Many patients who visit primary care physician offices, however, have multiple chronic conditions, said Epperly. "For instance, my patients may come to see me with a pharyngitis or an otitis media, but they also have complex problems that include diabetes, hypertension, hypercholesteremia and depression. If we even talk about their diabetes management or their depression or I give them a Beck Depression Inventory just to see how they're doing, my E/M coding goes up from a level 2 to potentially a level 3 or a level 4."

As physicians well know, the level of the visit raises the cost of the visit.

Mehrotra pointed out that a sensitivity analysis conducted by the RAND study researchers to control for more complex care did not find that complexity resulted in the cost difference.

Epperly also noted that the RAND study made calculations based on health plan reimbursement rates. However, there's a wide price range between the wholesale and retail rates consumers pay, he said. "If an uninsured patient goes to the retail health clinic, he's paying the full retail cost as opposed to the wholesale cost the clinic may have agreed to with an insurance carrier," as was the case in the study.

Quality Issues

Mehrotra said that medical care provided in a physician's office could deliver added value beyond what is available to a patient seen in a retail clinic. For example, there are benefits based on the trust between physicians and their patients or the merits of the continuity of care generally found in a primary care setting.
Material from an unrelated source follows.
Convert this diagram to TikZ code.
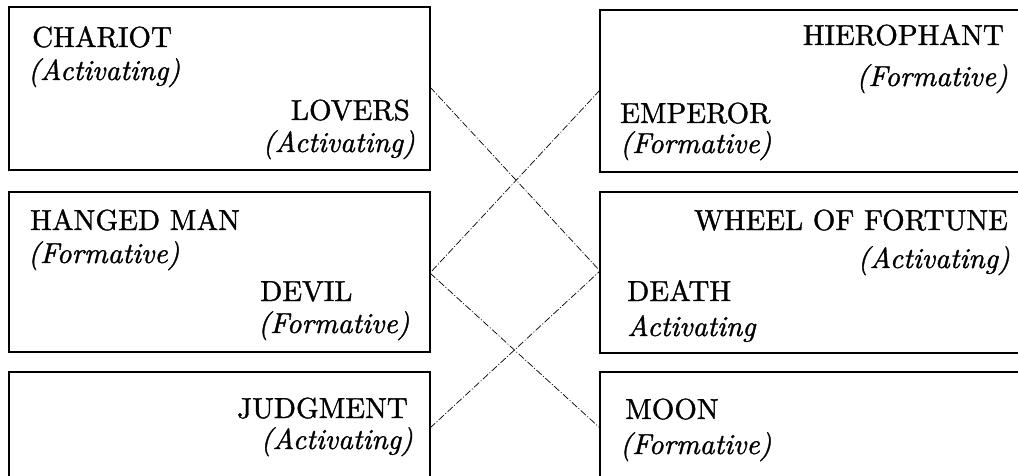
\documentclass[tikz,border=0pt]{standalone}
\usepackage{fontspec}
\newfontfamily\cardfont{lmroman10-regular.otf}[ItalicFont=lmroman10-italic.otf,FakeBold=1.2]
\begin{document}
\begin{tikzpicture}[x=1pt,y=-1pt,
  boxline/.style={line width=1.1pt,line cap=rect},
  link/.style={line width=0.7pt,dash pattern=on 7pt off 2pt on 1pt off 2pt},
  ttl/.style={inner sep=0pt,font=\cardfont\fontsize{29}{34}\selectfont},
  sub/.style={inner sep=0pt,font=\cardfont\fontsize{29}{34}\selectfont\itshape}]
\useasboundingbox (0,0) rectangle (1018,476);
% left boxes
\draw[boxline] (9,7) -- (430,7) -- (430,170) -- (9,170) -- cycle;
\draw[boxline] (9,192) -- (430,192) -- (430,352) -- (9,352) -- cycle;
\draw[boxline] (9,476) -- (9,372) -- (430,372) -- (430,476);
% right boxes
\draw[boxline] (1018,10) -- (600,10) -- (600,172) -- (1018,172);
\draw[boxline] (1018,192) -- (600,192) -- (600,353) -- (1018,353);
\draw[boxline] (1018,372) -- (600,372) -- (600,476);
% texts
\node[ttl,anchor=base west] (chariot) at (32,47) {CHARIOT};
\node[sub,anchor=base west] (chariotq) at (28,80) {(Activating)};
\node[ttl,anchor=base east] (lovers) at (410,120) {LOVERS};
\node[sub,anchor=base east] (loversq) at (415,152) {(Activating)};
\node[ttl,anchor=base west] (hanged) at (30,230) {HANGED MAN};
\node[sub,anchor=base west] (hangedq) at (28,263) {(Formative)};
\node[ttl,anchor=base west] (devil) at (260,301) {DEVIL};
\node[sub,anchor=base west] (devilq) at (258,333) {(Formative)};
\node[ttl,anchor=base east] (judg) at (408,418) {JUDGMENT};
\node[sub,anchor=base east] (judgq) at (413,449) {(Activating)};
\node[ttl,anchor=base east] (hiero) at (1004,45) {HIEROPHANT};
\node[sub,anchor=base east] (hieroq) at (1008,86) {(Formative)};
\node[ttl,anchor=base west] (emp) at (620,123) {EMPEROR};
\node[sub,anchor=base west] (empq) at (620,153) {(Formative)};
\node[ttl,anchor=base east] (wheel) at (1008,230) {WHEEL OF FORTUNE};
\node[sub,anchor=base east] (wheelq) at (1010,268) {(Activating)};
\node[ttl,anchor=base west] (death) at (627,301) {DEATH};
\node[sub,anchor=base west] (deathq) at (627,336) {Activating};
\node[ttl,anchor=base west] (moon) at (625,419) {MOON};
\node[sub,anchor=base west] (moonq) at (620,454) {(Formative)};
% connection points
\coordinate (pLovers) at (430,87);
\coordinate (pEmperor) at (600,90);
\coordinate (pDevil) at (430,273);
\coordinate (pDeath) at (600,271);
\coordinate (pJudg) at (430,428);
\coordinate (pMoon) at (600,428);
\draw[link] (pLovers) -- (pDeath);
\draw[link] (pEmperor) -- (pDevil);
\draw[link] (pDevil) -- (pMoon);
\draw[link] (pJudg) -- (pDeath);
\end{tikzpicture}
\end{document}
Those are open questions "out there for policy debate," said Mehrotra.

Beware of Retail Clinics During Flu Season

According to AAFP President Ted Epperly, M.D., retail health clinics are precisely the wrong place for patients to head with infectious diseases, especially in light of heightened concerns about the novel influenza A (H1N1) virus.

"A primary care physician may advise a patient on the phone to stay home," said Epperly. "If the patient needs to be seen, the medical practice may have a setup like ours does, where the patient can slip in through the back door right into a waiting room and immediately be masked."
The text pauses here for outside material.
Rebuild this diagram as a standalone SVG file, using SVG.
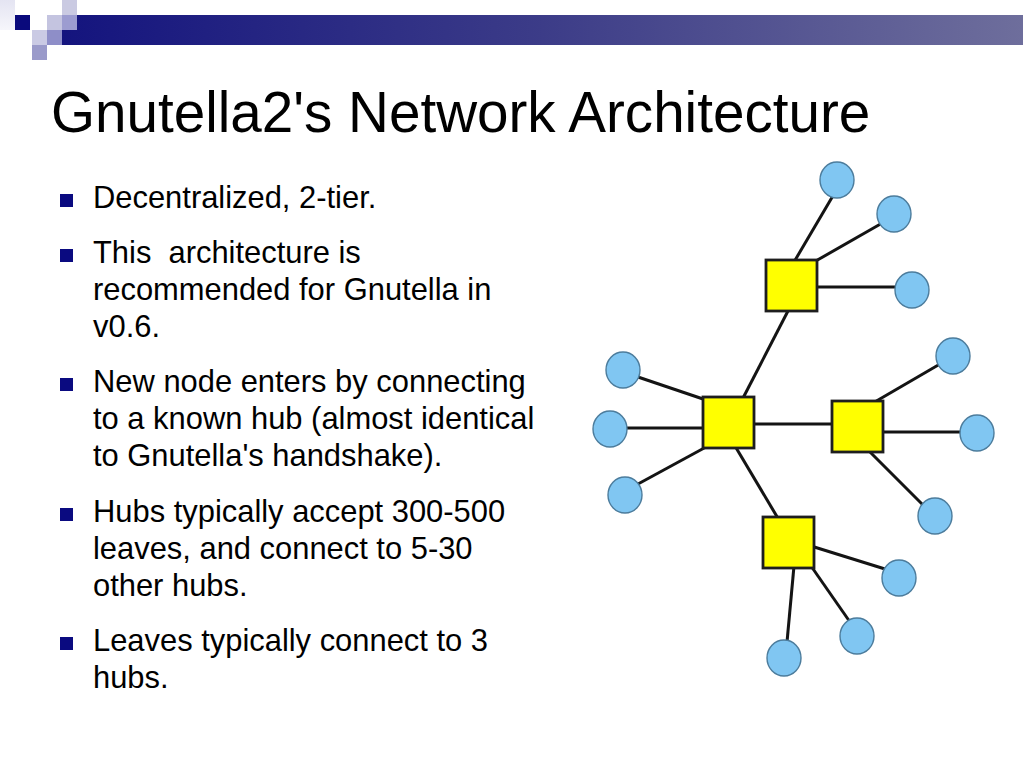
<svg xmlns="http://www.w3.org/2000/svg" width="1023" height="767" viewBox="0 0 1023 767">
<defs>
<linearGradient id="bar" x1="0" y1="0" x2="1" y2="0">
<stop offset="0" stop-color="#14147e"/>
<stop offset="0.5" stop-color="#3c3c88"/>
<stop offset="1" stop-color="#6e6e9c"/>
</linearGradient>
<linearGradient id="pale" x1="0" y1="0" x2="0" y2="1">
<stop offset="0" stop-color="#e4e4f2"/>
<stop offset="1" stop-color="#f6f6fb"/>
</linearGradient>
</defs>
<style>
.title{font-family:"Liberation Sans",Arial,sans-serif;font-size:56.6px;fill:#000}
.txt{font-family:"Liberation Sans",Arial,sans-serif;font-size:30.9px;fill:#000}
.bul{fill:#0a0a80}
.edge{stroke:#141414;stroke-width:3;fill:none}
.hub{fill:#ffff00;stroke:#1e1e1e;stroke-width:2.8}
.leaf{fill:#80c6f2;stroke:#4c7c9c;stroke-width:1.4}
</style>
<rect width="1023" height="767" fill="#ffffff"/>
<g id="decoration">
<rect x="0" y="0" width="15" height="30" fill="url(#pale)"/>
<rect x="62" y="15" width="961" height="30" fill="url(#bar)"/>
<rect x="62" y="0" width="15" height="15" fill="#cacae2"/>
<rect x="15" y="15" width="15" height="15" fill="#0a0a7c"/>
<rect x="47" y="15" width="15" height="15" fill="#c4c4e0"/>
<rect x="62" y="15" width="15" height="15" fill="#9c9cd0"/>
<rect x="32" y="30" width="15" height="15" fill="#cacae4"/>
<rect x="47" y="30" width="15" height="15" fill="#8e8ec8"/>
<rect x="32" y="45" width="15" height="15" fill="#9a9aca"/>
</g>
<text class="title" x="51" y="132">Gnutella2's Network Architecture</text>
<g id="bullets">
<rect class="bul" x="60" y="194" width="13" height="13"/>
<rect class="bul" x="60" y="249" width="13" height="13"/>
<rect class="bul" x="60" y="378" width="13" height="13"/>
<rect class="bul" x="60" y="508" width="13" height="13"/>
<rect class="bul" x="60" y="637" width="13" height="13"/>
<text class="txt" x="93" y="208">Decentralized, 2-tier.</text>
<text class="txt" x="93" y="263" xml:space="preserve">This  architecture is</text>
<text class="txt" x="93" y="300">recommended for Gnutella in</text>
<text class="txt" x="93" y="337">v0.6.</text>
<text class="txt" x="93" y="392">New node enters by connecting</text>
<text class="txt" x="93" y="429">to a known hub (almost identical</text>
<text class="txt" x="93" y="466">to Gnutella's handshake).</text>
<text class="txt" x="93" y="522">Hubs typically accept 300-500</text>
<text class="txt" x="93" y="559">leaves, and connect to 5-30</text>
<text class="txt" x="93" y="596">other hubs.</text>
<text class="txt" x="93" y="651">Leaves typically connect to 3</text>
<text class="txt" x="93" y="688">hubs.</text>
</g>
<g id="connectors">
<line class="edge" x1="794" y1="262" x2="834" y2="194"/>
<line class="edge" x1="814" y1="262" x2="884" y2="222"/>
<line class="edge" x1="814" y1="287" x2="897" y2="287"/>
<line class="edge" x1="789" y1="309" x2="742" y2="400"/>
<line class="edge" x1="706" y1="400" x2="635" y2="376"/>
<line class="edge" x1="706" y1="428" x2="624" y2="428"/>
<line class="edge" x1="751" y1="424" x2="835" y2="424"/>
<line class="edge" x1="873" y1="403" x2="940" y2="364"/>
<line class="edge" x1="880" y1="432" x2="962" y2="432"/>
<line class="edge" x1="706" y1="447" x2="638" y2="484"/>
<line class="edge" x1="735" y1="446" x2="779" y2="520"/>
<line class="edge" x1="868" y1="450" x2="923" y2="505"/>
<line class="edge" x1="811" y1="546" x2="885" y2="569"/>
<line class="edge" x1="811" y1="566" x2="850" y2="622"/>
<line class="edge" x1="794" y1="566" x2="787" y2="642"/>
</g>
<g id="hub1"><rect class="hub" x="766" y="260" width="51" height="51"/></g>
<g id="hub2"><rect class="hub" x="703" y="397" width="51" height="51"/></g>
<g id="hub3"><rect class="hub" x="832" y="401" width="51" height="51"/></g>
<g id="hub4"><rect class="hub" x="763" y="517" width="51" height="51"/></g>
<g id="leaf1"><ellipse class="leaf" cx="837" cy="180" rx="17" ry="18"/></g>
<g id="leaf2"><ellipse class="leaf" cx="894" cy="214" rx="17" ry="18"/></g>
<g id="leaf3"><ellipse class="leaf" cx="912" cy="290" rx="17" ry="18"/></g>
<g id="leaf4"><ellipse class="leaf" cx="953" cy="356" rx="17" ry="18"/></g>
<g id="leaf5"><ellipse class="leaf" cx="977" cy="433" rx="17" ry="18"/></g>
<g id="leaf6"><ellipse class="leaf" cx="623" cy="370" rx="17" ry="18"/></g>
<g id="leaf7"><ellipse class="leaf" cx="610" cy="429" rx="17" ry="18"/></g>
<g id="leaf8"><ellipse class="leaf" cx="625" cy="495" rx="17" ry="18"/></g>
<g id="leaf9"><ellipse class="leaf" cx="935" cy="516" rx="17" ry="18"/></g>
<g id="leaf10"><ellipse class="leaf" cx="899" cy="578" rx="17" ry="18"/></g>
<g id="leaf11"><ellipse class="leaf" cx="857" cy="636" rx="17" ry="18"/></g>
<g id="leaf12"><ellipse class="leaf" cx="784" cy="658" rx="17" ry="18"/></g>
</svg>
In the retail setting, patients are apt to wander the store awaiting their turn with the nurse practitioner. "Imagine a patient with the H1N1 virus coughing and then picking up apples and bananas and cans of corn," said Epperly. "I think that a retail health clinic can be detrimental to the health of the public when it comes to infectious disease."
According to Epperly, retail health clinics are a niche market. "I think there is a place for retail health clinics -- for instance, for people who don't have a primary care physician or who are on the road traveling and have a symptom-limited urgent medical problem," he said. In those situations, retail clinics provide people with a convenient, accessible source of health care, "as opposed to an urgent care center where the costs are going to be greater or an emergency room where they're going to be five times greater."

However, Epperly made it clear that retail clinics should never replace the patient-centered medical home. Retail clinics must take responsibility for transmitting a patient's personal health information back to the patient's personal physician "whether it's in the same city or five states away where the patient was on vacation when he needed health care," said Epperly.
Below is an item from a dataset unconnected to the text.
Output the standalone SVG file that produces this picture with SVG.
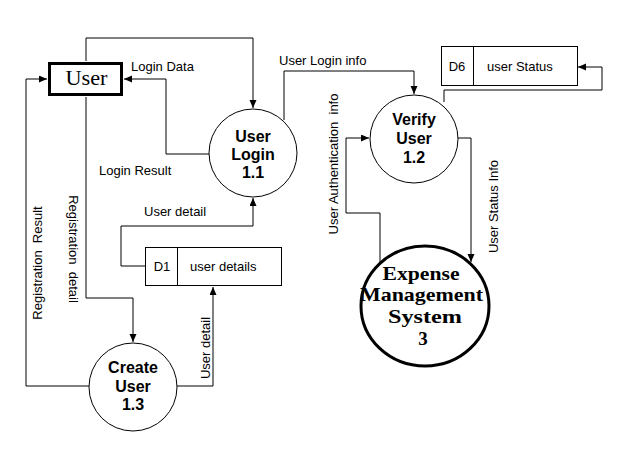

Mehrotra and the other researchers acknowledged that the study did not address how the expansion of retail health clinics might worsen the fragmentation of health care or the already suboptimal communication among health care professionals or between physicians and their patients.

The authors did conclude that "from a societal perspective, it might lead to a better allocation of health care resources if more patients with a mild illness go to a retail clinic."

Epperly emphasized that retail clinics "are symptom-limited and do not have the scope of practice to be able to simultaneously handle the complexity of multiple chronic diseases."

He cautioned that retail clinics should not expand their scope of practice beyond their original design; namely, to provide convenient, accessible health care to patients with symptom-limited acute problems.